● **Raw data**:
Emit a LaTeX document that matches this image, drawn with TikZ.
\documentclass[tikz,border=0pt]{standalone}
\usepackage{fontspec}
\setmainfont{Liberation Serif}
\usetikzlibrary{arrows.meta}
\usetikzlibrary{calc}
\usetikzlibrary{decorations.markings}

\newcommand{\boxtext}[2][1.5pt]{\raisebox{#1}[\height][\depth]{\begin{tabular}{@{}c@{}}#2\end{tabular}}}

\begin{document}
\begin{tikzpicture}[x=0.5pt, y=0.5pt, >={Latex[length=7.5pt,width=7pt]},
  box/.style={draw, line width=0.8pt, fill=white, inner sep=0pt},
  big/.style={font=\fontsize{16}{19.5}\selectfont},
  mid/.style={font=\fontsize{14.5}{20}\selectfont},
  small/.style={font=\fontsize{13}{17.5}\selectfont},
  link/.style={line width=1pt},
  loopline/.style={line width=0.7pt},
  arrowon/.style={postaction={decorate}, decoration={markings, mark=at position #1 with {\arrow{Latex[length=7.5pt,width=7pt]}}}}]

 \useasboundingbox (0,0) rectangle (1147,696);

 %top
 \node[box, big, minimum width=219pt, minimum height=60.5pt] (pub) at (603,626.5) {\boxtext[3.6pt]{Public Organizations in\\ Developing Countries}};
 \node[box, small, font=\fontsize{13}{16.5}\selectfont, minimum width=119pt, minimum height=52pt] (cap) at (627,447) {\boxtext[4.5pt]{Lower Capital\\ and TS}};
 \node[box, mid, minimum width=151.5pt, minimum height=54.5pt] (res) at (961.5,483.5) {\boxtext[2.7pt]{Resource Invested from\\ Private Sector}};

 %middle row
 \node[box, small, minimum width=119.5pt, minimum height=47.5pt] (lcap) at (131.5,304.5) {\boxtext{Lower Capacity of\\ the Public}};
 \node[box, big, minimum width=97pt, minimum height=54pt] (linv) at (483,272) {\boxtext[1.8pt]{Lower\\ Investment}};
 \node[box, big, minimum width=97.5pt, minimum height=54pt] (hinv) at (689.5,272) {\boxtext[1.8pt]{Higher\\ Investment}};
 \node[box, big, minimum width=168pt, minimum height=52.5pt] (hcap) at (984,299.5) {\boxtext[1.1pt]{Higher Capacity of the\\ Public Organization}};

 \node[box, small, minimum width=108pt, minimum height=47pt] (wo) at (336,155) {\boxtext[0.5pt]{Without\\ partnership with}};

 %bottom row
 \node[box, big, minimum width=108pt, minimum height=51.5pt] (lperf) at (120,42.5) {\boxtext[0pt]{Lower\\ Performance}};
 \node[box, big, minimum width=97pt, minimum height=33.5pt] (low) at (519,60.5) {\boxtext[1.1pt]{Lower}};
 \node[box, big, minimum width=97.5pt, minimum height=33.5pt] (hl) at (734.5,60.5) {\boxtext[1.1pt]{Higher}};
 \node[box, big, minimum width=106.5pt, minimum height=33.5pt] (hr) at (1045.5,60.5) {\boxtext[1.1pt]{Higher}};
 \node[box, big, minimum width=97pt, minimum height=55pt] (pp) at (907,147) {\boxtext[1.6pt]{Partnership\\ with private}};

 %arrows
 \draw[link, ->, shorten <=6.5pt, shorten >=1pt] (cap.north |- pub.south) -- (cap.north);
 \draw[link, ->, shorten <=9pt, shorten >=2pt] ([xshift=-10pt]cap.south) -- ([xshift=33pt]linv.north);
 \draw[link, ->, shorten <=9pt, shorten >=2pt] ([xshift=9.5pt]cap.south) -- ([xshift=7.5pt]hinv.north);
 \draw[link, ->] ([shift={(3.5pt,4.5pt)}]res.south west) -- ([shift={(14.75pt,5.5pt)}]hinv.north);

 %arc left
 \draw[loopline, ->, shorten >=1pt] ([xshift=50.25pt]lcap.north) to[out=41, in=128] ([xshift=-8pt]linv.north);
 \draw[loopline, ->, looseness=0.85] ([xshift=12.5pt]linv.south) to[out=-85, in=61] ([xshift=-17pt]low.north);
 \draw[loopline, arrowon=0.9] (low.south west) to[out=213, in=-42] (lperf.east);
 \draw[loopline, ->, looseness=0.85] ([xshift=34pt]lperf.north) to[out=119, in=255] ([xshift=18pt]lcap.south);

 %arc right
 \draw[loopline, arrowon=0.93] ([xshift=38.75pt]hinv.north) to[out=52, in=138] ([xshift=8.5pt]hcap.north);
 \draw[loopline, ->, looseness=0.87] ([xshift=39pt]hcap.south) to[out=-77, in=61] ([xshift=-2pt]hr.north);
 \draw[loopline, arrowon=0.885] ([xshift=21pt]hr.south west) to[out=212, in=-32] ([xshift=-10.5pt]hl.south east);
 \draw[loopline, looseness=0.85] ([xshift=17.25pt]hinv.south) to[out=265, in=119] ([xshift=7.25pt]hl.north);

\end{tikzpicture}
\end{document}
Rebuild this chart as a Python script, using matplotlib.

● **Given request**: Go through the material line by line. Show each line that contains the string "with".

● **Reply**:
Emit a LaTeX document that matches this image, drawn with TikZ.
  arrowon/.style={postaction={decorate}, decoration={markings, mark=at position #1 with {\arrow{Latex[length=7.5pt,width=7pt]}}}}]
 \node[box, small, minimum width=108pt, minimum height=47pt] (wo) at (336,155) {\boxtext[0.5pt]{Without\\ partnership with}};
 \node[box, big, minimum width=97pt, minimum height=55pt] (pp) at (907,147) {\boxtext[1.6pt]{Partnership\\ with private}};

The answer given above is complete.